I learned this more than 10 years ago, when I was a reporter at a business magazine that covered the dot-com boom and bust of the late 1990s and early 2000s. Most of the “dot-com kids,” as 60 Minutes dubbed them in early 2000, behind all those crazy businesses that sprouted up like mushrooms after a heavy rain didn’t know squat about protecting the bottom line. (And sure, a lot of them failed, but plenty survived; and, indeed, many that did changed the world.)

With all this in mind, I’m anxiously anticipating a new documentary making its world premier next weekend at South by Southwest in Austin, Texas. “Something Ventured” tells the stories of companies like Atari, Cisco Systems, Genetch, and Apple: how they got started, what their founders hoped to accomplish, and how Silicon Valley in the 1970s and ’80s became nothing short of a modern-day Renaissance.

The film’s producers say they hope the movie will dispel the idea that business is bad, a common trope ever since the financial crisis of the past few years. And I hope they’re right. After all, in 2011, when we humanities types wax philosophical about Marxism, and socialism, and Trotsky, and the Prague Spring, and political uprisings in the Middle East, we’re often doing so on our iMacs and PCs, or even via Facebook, Twitter, and text-message on our iPhones and ‘Droids.

To me, that’ s intere sting business.

 

Comments on this entry are closed.

  • Michael Washburn March 8, 2011, 2:18 pm

    interesting, David, and i agree. just the other day i was thinking to myself how much the NYT business section has become a much more pronounced “media & culture business” section over the past few years.

  • David Alm March 8, 2011, 2:28 pm

    Definitely. I forgot to mention the stuff about media and culture, which I agree is also a big part of why business news can be so interesting. That’s the section that tells us about the latest ventures in online publishing (like the Daily Beast’s merging with Newsweek), the enormous popularity of Android phones in Asia and why it matters, and how Twitter can bring international fame to a food-cart proprietor in San Francisco.

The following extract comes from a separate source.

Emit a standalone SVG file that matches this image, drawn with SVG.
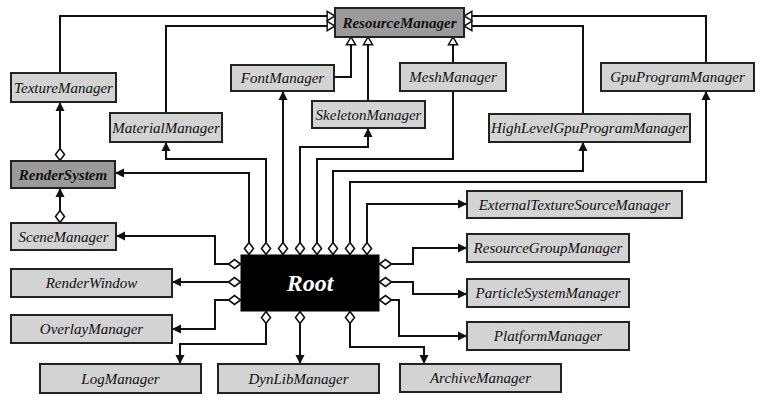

    But the meta-news, or news about news, stuff is really the most interesting to me personally, for obvious reasons.

  • Cynthia Newberry Martin March 9, 2011, 12:00 pm

    I enjoyed this piece, David. It reminded me of the fact that I like to read the Obituary section–not to see who has died but to read about the lives that have been lived.

  • Brian Alm March 10, 2011, 10:23 am

    When I was doing those corporate annual reports and financial analyst presentations all those years, despite being an English major, I got really fascinated by the dynamics and intrigues of numbers and external/internal forces of business — it was sort of an economic adventure to find the movements and mysteries in a balance sheet or income statement. Like a detective novel. Business news has life, it’s not just static columns of data. A couple of seminars in corporate accounting and financial analysis at NYU helped a lot, I must add.